====== Provided material ======
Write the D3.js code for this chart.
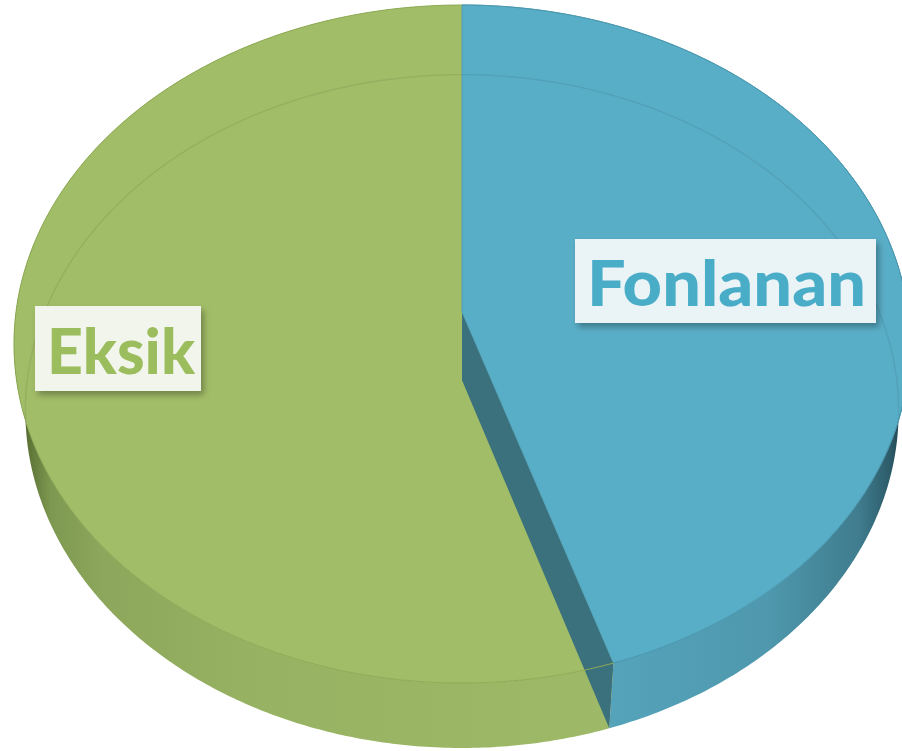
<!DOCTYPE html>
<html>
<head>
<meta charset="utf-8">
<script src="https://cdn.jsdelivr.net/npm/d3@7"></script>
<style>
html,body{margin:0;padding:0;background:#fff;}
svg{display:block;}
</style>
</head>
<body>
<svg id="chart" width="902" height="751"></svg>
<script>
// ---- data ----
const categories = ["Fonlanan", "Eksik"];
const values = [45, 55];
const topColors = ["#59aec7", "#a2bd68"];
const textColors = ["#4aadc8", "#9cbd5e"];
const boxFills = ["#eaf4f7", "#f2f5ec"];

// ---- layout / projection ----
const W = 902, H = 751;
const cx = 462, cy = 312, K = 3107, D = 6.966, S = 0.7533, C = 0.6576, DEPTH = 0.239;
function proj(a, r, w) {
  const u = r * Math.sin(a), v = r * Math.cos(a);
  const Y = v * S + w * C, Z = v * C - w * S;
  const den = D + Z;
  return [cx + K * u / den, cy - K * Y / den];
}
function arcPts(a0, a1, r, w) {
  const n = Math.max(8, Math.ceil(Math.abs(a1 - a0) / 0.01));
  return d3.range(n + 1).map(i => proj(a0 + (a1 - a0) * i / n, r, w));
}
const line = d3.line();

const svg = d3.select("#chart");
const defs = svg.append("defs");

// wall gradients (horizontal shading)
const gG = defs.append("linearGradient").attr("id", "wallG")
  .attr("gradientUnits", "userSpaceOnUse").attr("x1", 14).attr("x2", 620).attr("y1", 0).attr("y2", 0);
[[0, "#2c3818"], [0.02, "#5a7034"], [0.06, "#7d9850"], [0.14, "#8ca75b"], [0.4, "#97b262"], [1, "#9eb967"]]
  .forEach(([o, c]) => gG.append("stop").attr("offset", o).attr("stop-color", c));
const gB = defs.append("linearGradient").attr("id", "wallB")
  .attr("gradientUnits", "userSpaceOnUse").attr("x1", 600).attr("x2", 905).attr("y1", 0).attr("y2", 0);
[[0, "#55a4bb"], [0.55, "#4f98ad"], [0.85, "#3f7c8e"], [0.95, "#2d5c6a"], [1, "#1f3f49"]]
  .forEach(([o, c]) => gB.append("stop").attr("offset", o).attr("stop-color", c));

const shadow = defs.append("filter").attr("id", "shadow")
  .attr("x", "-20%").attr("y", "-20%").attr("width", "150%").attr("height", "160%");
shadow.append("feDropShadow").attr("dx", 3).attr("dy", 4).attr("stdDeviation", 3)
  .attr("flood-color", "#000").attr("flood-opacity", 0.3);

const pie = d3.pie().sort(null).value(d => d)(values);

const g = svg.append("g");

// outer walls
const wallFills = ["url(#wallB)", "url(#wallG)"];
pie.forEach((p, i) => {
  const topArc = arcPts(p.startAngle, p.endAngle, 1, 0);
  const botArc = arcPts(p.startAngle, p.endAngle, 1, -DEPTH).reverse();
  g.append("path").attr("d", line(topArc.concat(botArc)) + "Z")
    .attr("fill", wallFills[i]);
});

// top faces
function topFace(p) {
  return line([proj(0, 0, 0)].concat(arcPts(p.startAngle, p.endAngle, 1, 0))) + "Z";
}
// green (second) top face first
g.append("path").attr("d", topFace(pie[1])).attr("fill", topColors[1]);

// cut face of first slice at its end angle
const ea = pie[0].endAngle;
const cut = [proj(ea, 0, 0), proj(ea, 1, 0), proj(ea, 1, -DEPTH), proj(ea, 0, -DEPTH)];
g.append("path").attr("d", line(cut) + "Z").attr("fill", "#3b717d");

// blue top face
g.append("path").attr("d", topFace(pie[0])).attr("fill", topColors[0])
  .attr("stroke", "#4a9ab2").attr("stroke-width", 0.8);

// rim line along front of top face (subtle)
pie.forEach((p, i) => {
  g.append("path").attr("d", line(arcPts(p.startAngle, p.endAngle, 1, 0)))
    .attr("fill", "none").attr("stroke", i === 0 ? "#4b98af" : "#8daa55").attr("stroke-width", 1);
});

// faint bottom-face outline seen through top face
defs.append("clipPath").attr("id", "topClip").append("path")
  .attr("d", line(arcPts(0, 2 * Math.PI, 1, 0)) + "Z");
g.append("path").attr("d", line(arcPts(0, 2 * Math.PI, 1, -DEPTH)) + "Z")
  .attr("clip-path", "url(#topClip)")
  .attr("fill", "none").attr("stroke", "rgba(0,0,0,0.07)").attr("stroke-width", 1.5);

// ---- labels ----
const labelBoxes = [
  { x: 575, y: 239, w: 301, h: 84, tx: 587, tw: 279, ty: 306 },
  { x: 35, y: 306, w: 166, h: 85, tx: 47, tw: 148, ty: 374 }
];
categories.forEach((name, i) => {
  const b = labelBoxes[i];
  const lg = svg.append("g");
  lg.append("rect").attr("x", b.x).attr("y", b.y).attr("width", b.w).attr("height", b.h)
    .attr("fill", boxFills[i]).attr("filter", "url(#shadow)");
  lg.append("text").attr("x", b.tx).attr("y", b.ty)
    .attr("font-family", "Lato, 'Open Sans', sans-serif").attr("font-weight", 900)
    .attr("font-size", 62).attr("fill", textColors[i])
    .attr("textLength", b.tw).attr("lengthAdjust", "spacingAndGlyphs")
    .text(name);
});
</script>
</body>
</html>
======
__Work instructions__
Return each line from the material above exactly, but not the pictures.

__Exercise result__
Write the D3.js code for this chart.
<!DOCTYPE html>
<html>
<head>
<meta charset="utf-8">
<script src="https://cdn.jsdelivr.net/npm/d3@7"></script>
<style>
html,body{margin:0;padding:0;background:#fff;}
svg{display:block;}
</style>
</head>
<body>
<svg id="chart" width="902" height="751"></svg>
<script>
// ---- data ----
const categories = ["Fonlanan", "Eksik"];
const values = [45, 55];
const topColors = ["#59aec7", "#a2bd68"];
const textColors = ["#4aadc8", "#9cbd5e"];
const boxFills = ["#eaf4f7", "#f2f5ec"];

// ---- layout / projection ----
const W = 902, H = 751;
const cx = 462, cy = 312, K = 3107, D = 6.966, S = 0.7533, C = 0.6576, DEPTH = 0.239;
function proj(a, r, w) {
  const u = r * Math.sin(a), v = r * Math.cos(a);
  const Y = v * S + w * C, Z = v * C - w * S;
  const den = D + Z;
  return [cx + K * u / den, cy - K * Y / den];
}
function arcPts(a0, a1, r, w) {
  const n = Math.max(8, Math.ceil(Math.abs(a1 - a0) / 0.01));
  return d3.range(n + 1).map(i => proj(a0 + (a1 - a0) * i / n, r, w));
}
const line = d3.line();

const svg = d3.select("#chart");
const defs = svg.append("defs");

// wall gradients (horizontal shading)
const gG = defs.append("linearGradient").attr("id", "wallG")
  .attr("gradientUnits", "userSpaceOnUse").attr("x1", 14).attr("x2", 620).attr("y1", 0).attr("y2", 0);
[[0, "#2c3818"], [0.02, "#5a7034"], [0.06, "#7d9850"], [0.14, "#8ca75b"], [0.4, "#97b262"], [1, "#9eb967"]]
  .forEach(([o, c]) => gG.append("stop").attr("offset", o).attr("stop-color", c));
const gB = defs.append("linearGradient").attr("id", "wallB")
  .attr("gradientUnits", "userSpaceOnUse").attr("x1", 600).attr("x2", 905).attr("y1", 0).attr("y2", 0);
[[0, "#55a4bb"], [0.55, "#4f98ad"], [0.85, "#3f7c8e"], [0.95, "#2d5c6a"], [1, "#1f3f49"]]
  .forEach(([o, c]) => gB.append("stop").attr("offset", o).attr("stop-color", c));

const shadow = defs.append("filter").attr("id", "shadow")
  .attr("x", "-20%").attr("y", "-20%").attr("width", "150%").attr("height", "160%");
shadow.append("feDropShadow").attr("dx", 3).attr("dy", 4).attr("stdDeviation", 3)
  .attr("flood-color", "#000").attr("flood-opacity", 0.3);

const pie = d3.pie().sort(null).value(d => d)(values);

const g = svg.append("g");

// outer walls
const wallFills = ["url(#wallB)", "url(#wallG)"];
pie.forEach((p, i) => {
  const topArc = arcPts(p.startAngle, p.endAngle, 1, 0);
  const botArc = arcPts(p.startAngle, p.endAngle, 1, -DEPTH).reverse();
  g.append("path").attr("d", line(topArc.concat(botArc)) + "Z")
    .attr("fill", wallFills[i]);
});

// top faces
function topFace(p) {
  return line([proj(0, 0, 0)].concat(arcPts(p.startAngle, p.endAngle, 1, 0))) + "Z";
}
// green (second) top face first
g.append("path").attr("d", topFace(pie[1])).attr("fill", topColors[1]);

// cut face of first slice at its end angle
const ea = pie[0].endAngle;
const cut = [proj(ea, 0, 0), proj(ea, 1, 0), proj(ea, 1, -DEPTH), proj(ea, 0, -DEPTH)];
g.append("path").attr("d", line(cut) + "Z").attr("fill", "#3b717d");

// blue top face
g.append("path").attr("d", topFace(pie[0])).attr("fill", topColors[0])
  .attr("stroke", "#4a9ab2").attr("stroke-width", 0.8);

// rim line along front of top face (subtle)
pie.forEach((p, i) => {
  g.append("path").attr("d", line(arcPts(p.startAngle, p.endAngle, 1, 0)))
    .attr("fill", "none").attr("stroke", i === 0 ? "#4b98af" : "#8daa55").attr("stroke-width", 1);
});

// faint bottom-face outline seen through top face
defs.append("clipPath").attr("id", "topClip").append("path")
  .attr("d", line(arcPts(0, 2 * Math.PI, 1, 0)) + "Z");
g.append("path").attr("d", line(arcPts(0, 2 * Math.PI, 1, -DEPTH)) + "Z")
  .attr("clip-path", "url(#topClip)")
  .attr("fill", "none").attr("stroke", "rgba(0,0,0,0.07)").attr("stroke-width", 1.5);

// ---- labels ----
const labelBoxes = [
  { x: 575, y: 239, w: 301, h: 84, tx: 587, tw: 279, ty: 306 },
  { x: 35, y: 306, w: 166, h: 85, tx: 47, tw: 148, ty: 374 }
];
categories.forEach((name, i) => {
  const b = labelBoxes[i];
  const lg = svg.append("g");
  lg.append("rect").attr("x", b.x).attr("y", b.y).attr("width", b.w).attr("height", b.h)
    .attr("fill", boxFills[i]).attr("filter", "url(#shadow)");
  lg.append("text").attr("x", b.tx).attr("y", b.ty)
    .attr("font-family", "Lato, 'Open Sans', sans-serif").attr("font-weight", 900)
    .attr("font-size", 62).attr("fill", textColors[i])
    .attr("textLength", b.tw).attr("lengthAdjust", "spacingAndGlyphs")
    .text(name);
});
</script>
</body>
</html>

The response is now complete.